Just before recessing for the Independence Day holiday, House Republicans unveiled a tax reform blueprint. Since January, the House Ways and Means Committee has been exploring different approaches to tax reform. House Ways and Means Chair Kevin Brady, R-Texas, outlined six principles for tax reform:
- The tax code must be simpler, fairer, and flatter;
- Loopholes must be closed and special interest provisions eliminated for lower rates for everyone;
- Businesses of all size must have a fair and competitive tax rate;
- The current world-wide tax system must be replaced with a permanent, modern, territorial-type system;
- Reform should be bold, ambitious and pro-growth;
- A 21st century tax system should not raise taxes to bail out Washington’s spending problem.
The GOP blueprint would consolidate the individual tax rates into three brackets (12, 25 and 33 percent). Additionally, the blueprint would repeal the alternative minimum tax (AMT). The blueprint also calls for a simplified return for individuals.
For businesses, the blueprint would lower the top corporate tax rate to 20 percent. The blueprint also would create a new 25 percent business tax rate for small businesses organized as sole proprietorships or pass-through entities. Tax rates on capital gains and dividends also would be reduced.

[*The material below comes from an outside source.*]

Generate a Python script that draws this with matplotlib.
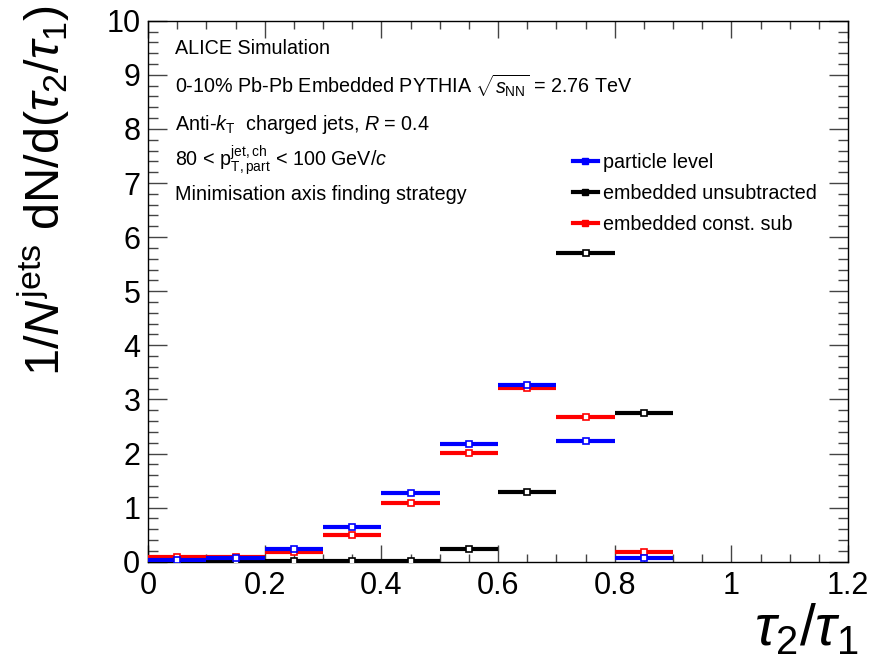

House Republicans said they will spend the remainder of 2016 developing the blueprint into legislative proposals. While Republicans likely have enough votes to pass the proposals in the House, they lack the 60 votes needed to pass tax legislation in the Senate. Congress will also be on recess during most of August. Democratic lawmakers in both the House and Senate have been cool to the GOP’s tax reform proposals.